È un processo lento. Inizialmente l’età media si innalza e molte malattie scompaiono. Con il passare dei mesi, però, la gente smette effettivamente di morire. L’ultimo ad ammalarsi e morire è un ragazzino di dieci anni. La sua morte rappresenta un momento di tristezza collettiva, espressa dal sentimento di fallimento dell’uomo e della scienza. È l’ultimo attimo di finitezza, avvertito in tutta la sua tragicità. L’innalzamento dell’età, però, determina un abbassamento del tasso di natività, che estinguerà del tutto la presenza di neonati e bambini. L’isola, luogo in cui si realizza l’elevazione dell’uomo a divinità, diventa la terra della desolazione, in cui abitanti stanchi si osservano l’un l’altro, privati del gusto della novità.

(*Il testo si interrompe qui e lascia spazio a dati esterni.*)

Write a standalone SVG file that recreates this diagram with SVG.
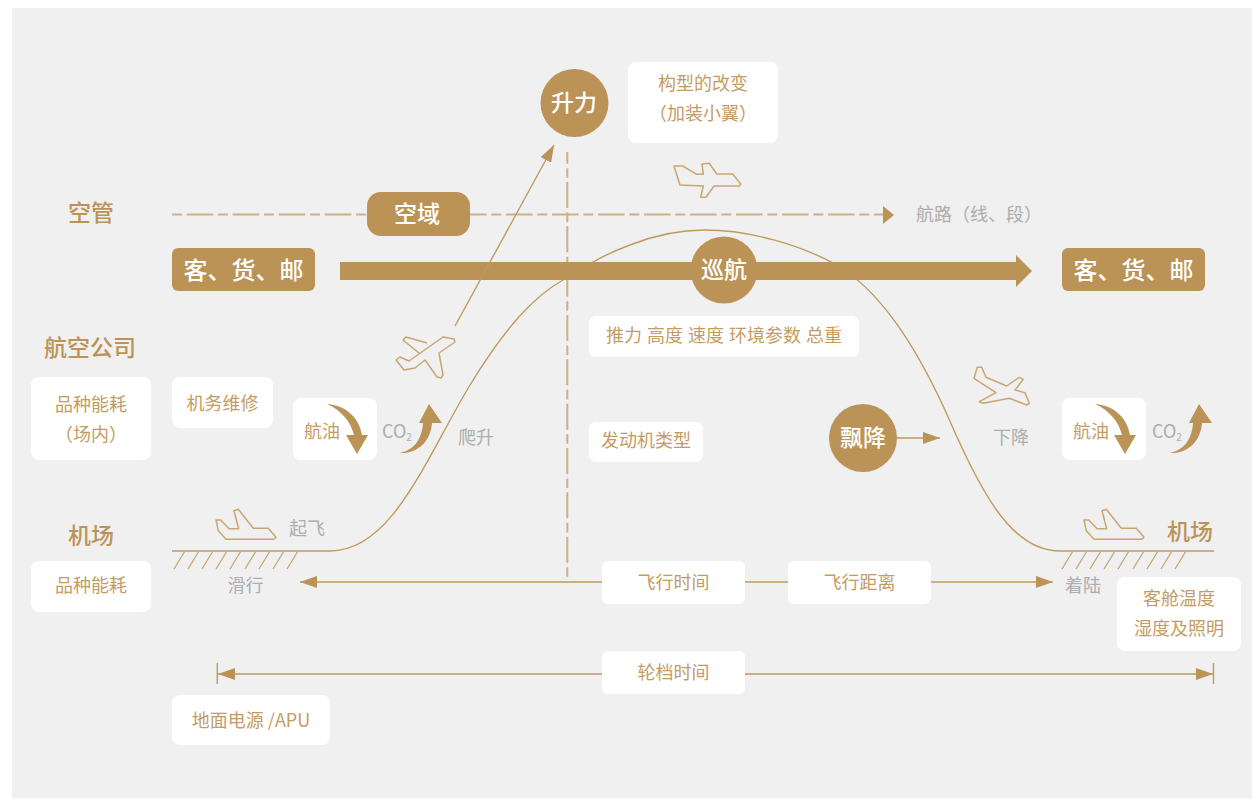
<svg xmlns="http://www.w3.org/2000/svg" width="1252" height="799" viewBox="0 0 1252 799">
<style>
text{font-family:"Noto Sans CJK SC","Noto Sans",sans-serif;text-anchor:middle}
.g{fill:#bb9357}.w{fill:#fff}
.t{font-size:18px;fill:#c49c62}
.s{font-size:18px;fill:#adadad}
.h{font-size:23px;font-weight:500;fill:#bb9357}
.b{font-size:24px;font-weight:500;fill:#fff}
.l{fill:none;stroke:#bf9a60;stroke-width:1.4}
.p{fill:none;stroke:#c9a672;stroke-width:1.5;stroke-linejoin:round}
.d{fill:none;stroke:#cdb084;stroke-width:2}
.h1{stroke:#c9a672;stroke-width:1.3;fill:none}
</style>
<defs>
<marker id="a" markerUnits="userSpaceOnUse" markerWidth="18" markerHeight="12" refX="17" refY="6" orient="auto"><path d="M0 0L17 6L0 12Z" class="g"/></marker>
<path id="fuel" d="M0 0C18 1 32 13 35 31L41 31L30 50L19 31L27 31C24 18 14 6 0 0Z" class="g"/>
<path id="co2" d="M0 49C14 47 23 36 24 19L20 19L30 0L43 19L33 19C32 36 20 50 0 49Z" class="g"/>
<path id="ground" d="M216 520L220.700 520L229 528.700L238.700 528.700L234 510.700L238.300 509.300L253.300 528.300L268.300 528.300L276 537.300L274 539.300L226 539.300L218.300 530.700Z" class="p"/>
</defs>
<rect x="12" y="8" width="1240" height="790.500" fill="#f0f0f0"/>
<g id="connectors">
<path class="d" d="M172 214.500H366" stroke-dasharray="10 4.700 26.600 4.700"/>
<path class="d" d="M460 214.500H884" stroke-dasharray="26.600 4.700 10 4.700"/>
<path class="g" d="M883 206L894 215L883 224Z"/>
<path class="d" d="M567.300 152V577" stroke-dasharray="26 4.500 9.600 4.230" stroke-dashoffset="14.300"/>
<path class="l" d="M172 551H330C392 551 425 460 470 385C505 328 533 297 563 280C585 267 600 256 630 245C655 235 680 230 705 230C750 230 800 245 835 264C880 290 915 345 945 410C980 490 1010 551 1060 551H1214"/>
<path class="g" d="M340 262H1016V255L1032 271L1016 287V280H340Z"/>
<path class="l" d="M455 326L554 145" marker-end="url(#a)"/>
<path class="l" d="M896 438H940" marker-end="url(#a)"/>
<path class="l" d="M602 582H300" marker-end="url(#a)"/>
<path class="l" d="M745 582H788M931 582H1053" marker-end="url(#a)"/>
<path class="l" d="M602 674H218" marker-end="url(#a)"/>
<path class="l" d="M745 674H1213" marker-end="url(#a)"/>
<path class="l" d="M217.300 663V684M1213.500 663V684"/>
<path class="h1" d="M174 569L185 551M188 569L199 551M202 569L213 551M216 569L227 551M230 569L241 551M245 569L256 551M259 569L270 551M273 569L284 551M287 569L298 551"/>
<path class="h1" d="M1062 569L1073 551M1076 569L1087 551M1090 569L1101 551M1104 569L1115 551M1118 569L1129 551M1133 569L1144 551M1147 569L1158 551M1161 569L1172 551M1175 569L1186 551"/>
</g>
<g id="plane-cruise"><path class="p" d="M674 166L682.700 166L696.700 174.300L703.300 174.300L702 164L709.300 163.300L716.700 174L732.700 174L740.700 184L739.300 186L714 186L706 197.300L700.700 197.300L703.300 186L680 185Z"/></g>
<g id="plane-climb"><path class="p" d="M427 343L406 337L403 340L419 353M443 337L454 339L455 342L439 353L443 375L441 378L437 377L425 360L415 368L404 370L396 360L400 357L409 361Z"/></g>
<g id="plane-descent"><path class="p" d="M974 378.300L977.300 367.300L981.700 367.300L986 377.300L1006.700 386L1019.300 377.300L1023.300 379.300L1015 390L1025 392.700L1029.300 403.300L1026.700 405L1009.300 398.300L983.300 403.300L979.300 401.700L996 392.700Z"/></g>
<g id="plane-takeoff"><use href="#ground"/></g>
<g id="plane-landing"><use href="#ground" x="868" y="0"/></g>
<g id="lift"><circle cx="574.500" cy="103" r="34" class="g"/><text x="574" y="111" class="b" style="font-size:23px">升力</text></g>
<g id="config"><rect x="628" y="62" width="150" height="81" rx="8" class="w"/><text x="703" y="90" class="t">构型的改变</text><text x="703" y="120" class="t">（加装小翼）</text></g>
<g id="atc"><text x="91" y="221" class="h">空管</text></g>
<g id="airspace"><rect x="367" y="192" width="103" height="44" rx="14" class="g"/><text x="417" y="222" class="b" style="font-size:23px">空域</text></g>
<g id="route"><text x="979" y="221" class="s">航路（线、段）</text></g>
<g id="cargo-l"><rect x="172" y="248" width="143" height="43" rx="6" class="g"/><text x="243.500" y="279" class="b">客、货、邮</text></g>
<g id="cargo-r"><rect x="1062" y="248" width="143" height="43" rx="6" class="g"/><text x="1133.500" y="279" class="b">客、货、邮</text></g>
<g id="cruise"><circle cx="724" cy="270" r="33.500" class="g"/><text x="724" y="278" class="b" style="font-size:23px">巡航</text></g>
<g id="params"><rect x="589" y="316" width="270" height="41" rx="7" class="w"/><text x="724" y="342" class="t" word-spacing="1">推力 高度 速度 环境参数 总重</text></g>
<g id="airline"><text x="90" y="356" class="h">航空公司</text></g>
<g id="fuel-inner"><rect x="31" y="377" width="120" height="83" rx="8" class="w"/><text x="91" y="411" class="t">品种能耗</text><text x="91" y="441" class="t">（场内）</text></g>
<g id="mro"><rect x="172" y="377" width="101" height="51" rx="8" class="w"/><text x="222.500" y="410" class="t">机务维修</text></g>
<g id="fuel-a"><rect x="293" y="398" width="84" height="62" rx="8" class="w"/><text x="322" y="438" class="t">航油</text><use href="#fuel" x="327" y="404"/></g>
<g id="co2-a"><text x="397" y="438" class="s" style="font-size:18px">CO<tspan font-size="10" dy="3">2</tspan></text><use href="#co2" x="399" y="404"/></g>
<g id="climb"><text x="476" y="444" class="s">爬升</text></g>
<g id="engine"><rect x="589" y="422" width="114" height="40" rx="7" class="w"/><text x="646" y="447" class="t">发动机类型</text></g>
<g id="drift"><circle cx="863" cy="438" r="34" class="g"/><text x="863" y="446" class="b" style="font-size:23px">飘降</text></g>
<g id="descent"><text x="1011" y="444" class="s">下降</text></g>
<g id="fuel-b"><rect x="1062" y="398" width="84" height="62" rx="8" class="w"/><text x="1091" y="438" class="t">航油</text><use href="#fuel" x="1095" y="404"/></g>
<g id="co2-b"><text x="1167" y="438" class="s" style="font-size:18px">CO<tspan font-size="10" dy="3">2</tspan></text><use href="#co2" x="1169" y="404"/></g>
<g id="takeoff"><text x="307" y="535" class="s">起飞</text></g>
<g id="airport-l"><text x="91" y="544" class="h">机场</text></g>
<g id="airport-r"><text x="1190" y="540" class="h">机场</text></g>
<g id="fuel-airport"><rect x="31" y="561" width="120" height="51" rx="8" class="w"/><text x="91" y="592" class="t">品种能耗</text></g>
<g id="taxi"><text x="245.500" y="592" class="s">滑行</text></g>
<g id="flight-time"><rect x="602" y="561" width="143" height="43" rx="6" class="w"/><text x="673.500" y="589" class="t">飞行时间</text></g>
<g id="distance"><rect x="788" y="561" width="143" height="43" rx="6" class="w"/><text x="859.500" y="589" class="t">飞行距离</text></g>
<g id="landing"><text x="1083" y="592" class="s">着陆</text></g>
<g id="cabin"><rect x="1117" y="577" width="124" height="74" rx="8" class="w"/><text x="1179" y="605" class="t">客舱温度</text><text x="1179" y="635" class="t">湿度及照明</text></g>
<g id="block-time"><rect x="602" y="651" width="143" height="43" rx="6" class="w"/><text x="673.500" y="679" class="t">轮档时间</text></g>
<g id="apu"><rect x="172" y="695" width="158" height="50" rx="8" class="w"/><text x="251" y="727" class="t">地面电源 /APU</text></g>
</svg>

Ad estinguersi, però, sono anche elementi peculiari all’uomo. Si perde il gusto di incontrare un amico, di conservare un amore, ma soprattutto svanisce la paura, ovvero il sentimento che induce l’uomo a prendersi cura dell’altro, ad accompagnarlo nel dolore. “Tanto non si muore”, “è il solito dolore”, “niente di grave”, sono le risposte che gli stanchi abitanti si rivolgono l’un l’altro.

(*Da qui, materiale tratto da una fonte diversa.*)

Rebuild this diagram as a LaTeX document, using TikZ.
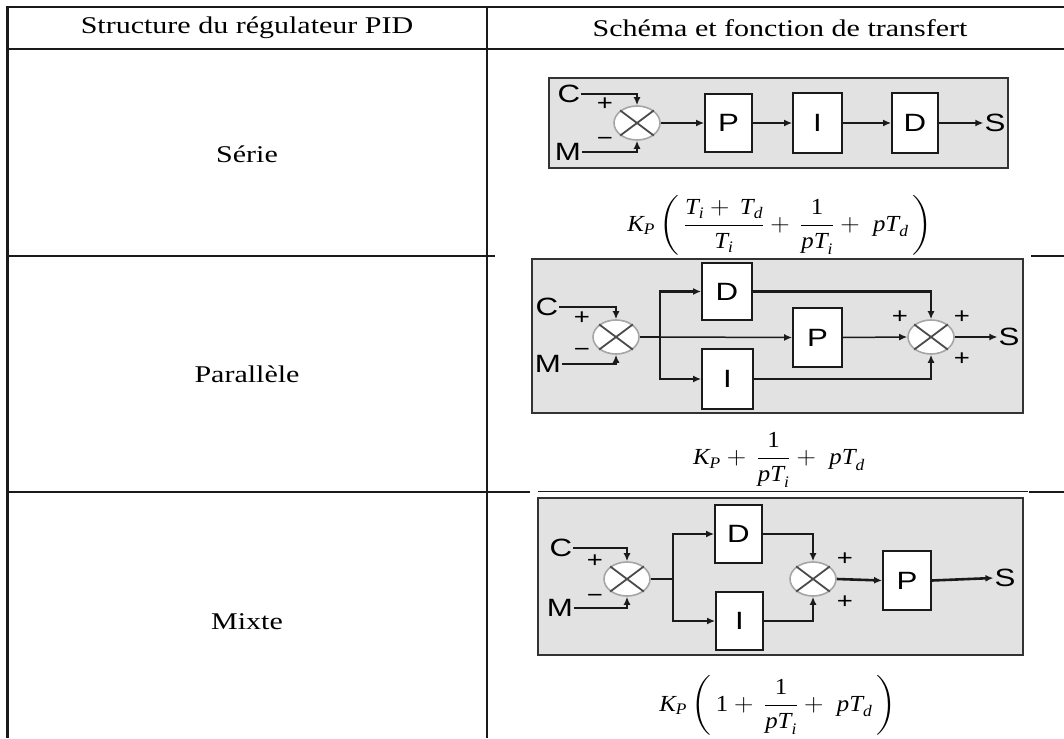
\documentclass[tikz,border=0pt]{standalone}
\usepackage{amsmath}
\usepackage{graphicx}
\usepackage{fontspec}
\setmainfont{Liberation Serif}
\setsansfont{Liberation Sans}
\usetikzlibrary{arrows.meta,shapes.geometric}
\newcommand{\sx}[1]{\scalebox{1.25}[1]{#1}}
\newcommand{\sxf}[1]{\scalebox{1.08}[1]{#1}}
\newcommand{\vi}[1]{\text{\itshape #1}}
\definecolor{panel}{HTML}{E2E2E2}
\definecolor{ink}{HTML}{1A1A1A}
\begin{document}
\begin{tikzpicture}[x=1pt,y=-1pt,
  tbl/.style={line width=2.4pt, draw=ink},
  hdr/.style={font=\fontsize{24}{28}\selectfont, inner sep=0},
  pnl/.style={fill=panel, draw=black!80, line width=2pt},
  wire/.style={line width=2.6pt, draw=ink},
  thinwire/.style={line width=1.5pt, draw=ink},
  arr/.style={-{Latex[length=8pt,width=7pt]}},
  blk/.style={draw=ink, line width=1.8pt, fill=white, inner sep=0, font=\sffamily\fontsize{25}{25}\selectfont},
  sumj/.style={ellipse, draw=black!35, line width=1.6pt, fill=white, minimum width=46pt, minimum height=34pt, inner sep=0},
  cross/.style={draw=black!70, line width=1.8pt},
  lbl/.style={font=\sffamily\fontsize{25}{25}\selectfont, inner sep=1pt},
  sgn/.style={font=\sffamily\fontsize{22}{22}\selectfont, inner sep=0},
  fml/.style={font=\fontsize{23}{27}\selectfont, inner sep=0}
]
\useasboundingbox (0,0) rectangle (1064,738);
\fill[white] (0,0) rectangle (1064,738);

% ---------- table ----------
\draw[tbl] (7,7) -- (1064,7);
\draw[tbl] (7,49) -- (1064,49);
\draw[tbl] (7,256) -- (1064,256);
\draw[tbl] (7,492) -- (1064,492);
\draw[line width=3pt, draw=ink] (7,6) -- (7,738);
\draw[line width=2.8pt, draw=ink] (487,7) -- (487,738);

\node[hdr] (h1) at (247,28) {\sx{Structure du régulateur PID}};
\node[hdr] (h2) at (780,28) {\sx{Schéma et fonction de transfert}};
\node[hdr] (r1) at (247,154) {\sx{Série}};
\node[hdr] (r2) at (247,374) {\sx{Parallèle}};
\node[hdr] (r3) at (247,622) {\sx{Mixte}};

% pasted picture margins over the separators
\fill[white] (495,248) rectangle (1031,263);
\fill[white] (530,486) rectangle (1029,498);
\draw[line width=1pt, draw=ink] (538,491) -- (1028,491);

% ---------- Serie ----------
\draw[pnl] (549,78) rectangle (1008,168);
\node[lbl] (C1) at (569,94) {\sx{C}};
\node[lbl] (M1) at (568,152) {\sx{M}};
\node[sumj] (s1) at (637,123) {};
\draw[cross] (s1.north east) -- (s1.south west) (s1.north west) -- (s1.south east);
\node[sgn] (p1a) at (605,104) {\sx{+}};
\node[sgn] (m1a) at (605,141) {\sx{−}};
\node[blk, minimum width=47pt, minimum height=58pt] (P1) at (728.5,123) {\sx{P}};
\node[blk, minimum width=49pt, minimum height=60pt] (I1) at (817.5,123) {\sx{I}};
\node[blk, minimum width=46pt, minimum height=60pt] (D1) at (915,123) {\sx{D}};
\node[lbl] (S1) at (995,123) {\sx{S}};
\draw[wire,arr] (C1.east) -| (s1.north);
\draw[wire,arr] (M1.east) -| (s1.south);
\draw[wire,arr] (s1.east) -- (P1.west);
\draw[wire,arr] (P1.east) -- (I1.west);
\draw[wire,arr] (I1.east) -- (D1.west);
\draw[wire,arr] (D1.east) -- (S1.west);

\node[fml] (f1) at (780,225) {\sxf{$\displaystyle \vi{K}_{\vi{P}}\left(\,\frac{\vi{T}_{\vi{i}}+\,\vi{T}_{\vi{d}}}{\vi{T}_{\vi{i}}}+\,\frac{\text{1}}{\vi{pT}_{\vi{i}}}+\;\vi{pT}_{\vi{d}}\,\right)$}};

% ---------- Parallele ----------
\draw[pnl] (532,259) rectangle (1023,413);
\node[lbl] (C2) at (547,307) {\sx{C}};
\node[lbl] (M2) at (548,364) {\sx{M}};
\node[sumj] (s2a) at (616,337) {};
\draw[cross] (s2a.north east) -- (s2a.south west) (s2a.north west) -- (s2a.south east);
\node[sgn] (p2a) at (582,318) {\sx{+}};
\node[sgn] (m2a) at (582,352) {\sx{−}};
\coordinate (b2) at (660,337);
\node[blk, minimum width=50pt, minimum height=57pt] (D2) at (727,291.5) {\sx{D}};
\node[blk, minimum width=51pt, minimum height=60pt] (I2) at (727.5,379) {\sx{I}};
\node[blk, minimum width=49pt, minimum height=59pt] (P2) at (817.5,337.5) {\sx{P}};
\node[sumj] (s2b) at (931,337) {};
\draw[cross] (s2b.north east) -- (s2b.south west) (s2b.north west) -- (s2b.south east);
\node[sgn] (p2b) at (900,317) {\sx{+}};
\node[sgn] (p2c) at (962,317) {\sx{+}};
\node[sgn] (p2d) at (962,359) {\sx{+}};
\node[lbl] (S2) at (1009,337) {\sx{S}};
\draw[wire,arr] (C2.east) -| (s2a.north);
\draw[wire,arr] (M2.east) -| (s2a.south);
\draw[thinwire] (s2a.east) -- (b2);
\draw[thinwire,arr] (b2) -- (P2.west);
\draw[wire,arr] (b2) |- (D2.west);
\draw[wire,arr] (b2) |- (I2.west);
\draw[wire,arr] (D2.east) -| (s2b.north);
\draw[wire,arr] (I2.east) -| (s2b.south);
\draw[thinwire,arr] (P2.east) -- (s2b.west);
\draw[thinwire,arr] (s2b.east) -- (S2.west);

\node[fml] (f2) at (779,460) {\sxf{$\displaystyle \vi{K}_{\vi{P}}+\,\frac{\text{1}}{\vi{pT}_{\vi{i}}}+\;\vi{pT}_{\vi{d}}$}};

% ---------- Mixte ----------
\draw[pnl] (538,498) rectangle (1023,655);
\node[lbl] (C3) at (561,548) {\sx{C}};
\node[lbl] (M3) at (560,608) {\sx{M}};
\node[sumj] (s3a) at (627,579) {};
\draw[cross] (s3a.north east) -- (s3a.south west) (s3a.north west) -- (s3a.south east);
\node[sgn] (p3a) at (595,561) {\sx{+}};
\node[sgn] (m3a) at (595,598) {\sx{−}};
\coordinate (b3) at (673,579);
\node[blk, minimum width=47pt, minimum height=58pt] (D3) at (738.5,534) {\sx{D}};
\node[blk, minimum width=47pt, minimum height=58pt] (I3) at (739.5,621) {\sx{I}};
\node[sumj] (s3b) at (813,579) {};
\draw[cross] (s3b.north east) -- (s3b.south west) (s3b.north west) -- (s3b.south east);
\node[sgn] (p3b) at (845,559) {\sx{+}};
\node[sgn] (p3c) at (845,602) {\sx{+}};
\node[blk, minimum width=48pt, minimum height=59pt] (P3) at (907,580.5) {\sx{P}};
\node[lbl] (S3) at (1005,578) {\sx{S}};
\draw[wire,arr] (C3.east) -| (s3a.north);
\draw[wire,arr] (M3.east) -| (s3a.south);
\draw[wire] (s3a.east) -- (b3);
\draw[wire,arr] (b3) |- (D3.west);
\draw[wire,arr] (b3) |- (I3.west);
\draw[wire,arr] (D3.east) -| (s3b.north);
\draw[wire,arr] (I3.east) -| (s3b.south);
\draw[wire,arr] (s3b.east) -- (P3.west);
\draw[wire,arr] (P3.east) -- (S3.west);

\node[fml] (f3) at (778,705) {\sxf{$\displaystyle \vi{K}_{\vi{P}}\left(\,\text{1}+\,\frac{\text{1}}{\vi{pT}_{\vi{i}}}+\;\vi{pT}_{\vi{d}}\,\right)$}};
\end{tikzpicture}
\end{document}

Ma una cosa aveva prosternato l’isola nella più nera delle tristezze. L’aveva velata di lutto, come se di morte e non di vita, appunto si fosse trattato (…). Era precisamente l’abbandono di chi soffriva, la non-curanza dell’amico quando tu ti fossi trovato nel dolore o in qualche pena; l’oblio in cui ti lasciavano figli e sposa (…). E anche se la pena fosse stata insopportabile e il dolore lancinante, e il bisogno di conforto ancora più lancinante del dolore, era sempre la stessa convinzione che raggelava perfino la persona più cara. “Tanto non succede niente” (…). Come si può credere a qualcosa: a un dolore, a una pena, a una gioia anche, quando non succede niente, quando non c’è la morte: o almeno la minaccia di morte.

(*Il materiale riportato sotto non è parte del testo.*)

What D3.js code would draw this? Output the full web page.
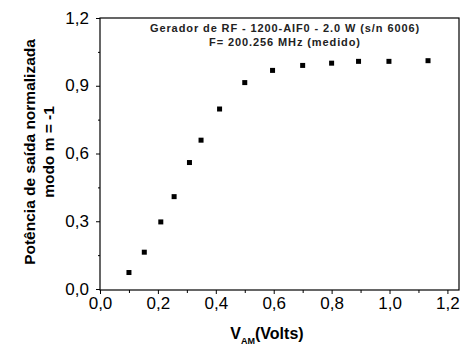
<!DOCTYPE html>
<html><head><meta charset="utf-8">
<script src="https://cdn.jsdelivr.net/npm/d3@7"></script>
<style>
body{margin:0;background:#fff;}
svg{display:block;}
</style></head>
<body>
<svg id="c" width="461" height="353"></svg>
<script>
const vam = [0.10,0.153,0.21,0.256,0.309,0.349,0.413,0.50,0.596,0.70,0.80,0.893,0.998,1.133];
const potencia = [0.073,0.163,0.297,0.409,0.560,0.659,0.797,0.914,0.968,0.990,1.000,1.008,1.008,1.011];
const xTicks = [0,0.2,0.4,0.6,0.8,1.0,1.2];
const yTicks = [0,0.3,0.6,0.9,1.2];
const xMinor = [0.1,0.3,0.5,0.7,0.9,1.1];
const yMinor = [0.15,0.45,0.75,1.05];
const titleLines = ["Gerador de  RF - 1200-AIF0 - 2.0 W  (s/n 6006)","F= 200.256 MHz (medido)"];
const yLabelLines = ["Potência de saída normalizada","modo m = -1"];

const svg = d3.select("#c");
const L=100, R=459, T=18, B=289;
const x = d3.scaleLinear().domain([0,1.24]).range([L,R]);
const y = d3.scaleLinear().domain([0,1.2]).range([B,T]);
const fmt = d => d3.format(".1f")(d).replace(".",",");
const tickFont = "'Liberation Sans',Arial,sans-serif";

// frame
svg.append("rect").attr("x",L).attr("y",T).attr("width",R-L).attr("height",B-T+1)
  .attr("fill","none").attr("stroke","#000").attr("stroke-width",1.2);

// x axis
const gx = svg.append("g").attr("transform",`translate(0,${B+1})`)
  .call(d3.axisBottom(x).tickValues(xTicks).tickFormat(fmt).tickSize(4).tickPadding(3));
const gxm = svg.append("g").attr("transform",`translate(0,${B+1})`)
  .call(d3.axisBottom(x).tickValues(xMinor).tickFormat("").tickSize(3));
// y axis
const gy = svg.append("g").attr("transform",`translate(${L},0)`)
  .call(d3.axisLeft(y).tickValues(yTicks).tickFormat(fmt).tickSize(4).tickPadding(7));
const gym = svg.append("g").attr("transform",`translate(${L},0)`)
  .call(d3.axisLeft(y).tickValues(yMinor).tickFormat("").tickSize(2));
[gx,gxm,gy,gym].forEach(g=>{
  g.select(".domain").remove();
  g.selectAll("line").attr("stroke","#000").attr("stroke-width",1);
  g.selectAll("text").attr("fill","#000").style("font-family",tickFont).style("font-size","17px");
});
gy.selectAll("text").attr("dy","0.3em");

// points
svg.append("g").selectAll("rect").data(vam).join("rect")
  .attr("x",(d)=>x(d)-2.5).attr("y",(d,i)=>y(potencia[i])-2.5)
  .attr("width",5).attr("height",5).attr("fill","#000");

// title inside
svg.append("g").selectAll("text").data(titleLines).join("text")
  .attr("x",285).attr("y",(d,i)=>32+i*14).attr("text-anchor","middle")
  .style("font-family","'Liberation Sans',Arial,sans-serif").style("font-size","11px")
  .style("font-weight","bold").style("letter-spacing","0.9px")
  .attr("fill","#222").text(d=>d);

// y label
svg.append("g").selectAll("text").data(yLabelLines).join("text")
  .attr("transform",(d,i)=>`translate(${35+i*19},152) rotate(-90)`)
  .attr("text-anchor","middle")
  .style("font-family","'Liberation Sans',Arial,sans-serif")
  .style("font-size","15.5px").style("font-weight","bold").attr("fill","#000").text(d=>d);

// x label
const xl = svg.append("text").attr("x",267).attr("y",339).attr("text-anchor","middle")
  .style("font-family","'Liberation Sans',Arial,sans-serif").style("font-size","16px")
  .style("font-weight","bold").attr("fill","#000");
xl.append("tspan").text("V");
xl.append("tspan").attr("dy",5).style("font-size","9px").text("AM");
xl.append("tspan").attr("dy",-5).text("(Volts)");
</script>
</body></html>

La sicurezza della vita stimola gli uomini a pregare per l’incertezza della morte. Gruppi numerosi si riuniscono per supplicare Dio, per implorare la restaurazione della fine naturale. Vogliono nuovamente attendere, riscoprirsi nell’inquietudine, ritrovarsi nell’incerto. Padre Turoldo descrive con maestria il desiderio di fine e l’attesa di una malattia fatale. Quando ciò accade, un’esplosione di gioia invade l’isola. L’uomo è tornato a morire, l’uomo è tornato uomo.
L’invenzione narrativa di Turoldo non è tesa a scagionare la morte o a renderla meno indigesta se paragonata alla condanna di una vita eterna. La sua riflessione è utile per cogliere il seme di speranza che caratterizza il morire. La fine è pensata non come momento che annulla, ma come desiderio di scoperta, passione per il mistero, richiamo d’amore, monito di ricordo, dolore che umanizza.
La riflessione ci aiuta a considerare la morte come valore che legittima la vita, ma anche come fonte di amore e carità che si realizzano in virtù della nostra temporaneità.
In questa prospettiva, “l’uomo che finisce” vive lo stupore della sua esistenza. Dall’incontro con l’altra prova ad assorbire quanta più bellezza possibile, farla propria, tenerla nel proprio cuore a difesa del dolore e della paura che accompagnano l’incedere dell’uomo. È la violenza inaudita della morte a dotare la vita della dolcezza e della grazia necessarie a rendere il nostro cammino esperienza e non passaggio.
Concludiamo con alcuni versi dell’autore, tratti dalla poesia “Ti sento, Verbo”. È la riflessione poetica di un uomo che ha dedicato la propria vita alla contemplazione e alla spiritualità, ma può esser utile a tutti coloro che ritrovano nella memoria la traccia necessaria per individuare il senso che giustifica.
Non è tutto un vivere e insieme
un morire? Ciò che più conta
non è questo, non è questo:
conta solo che siamo eterni,
che dureremo, che sopravviveremo…
Non so come, non so dove, ma tutto
perdurerà: di vita in vita
e ancora da morte a vita
come onde sulle balze
di un fiume senza fine.
Morte necessaria come la vita,
morte come interstizio
tra le vocali e le consonanti del Verbo,
morte, impulso a sempre nuove forme.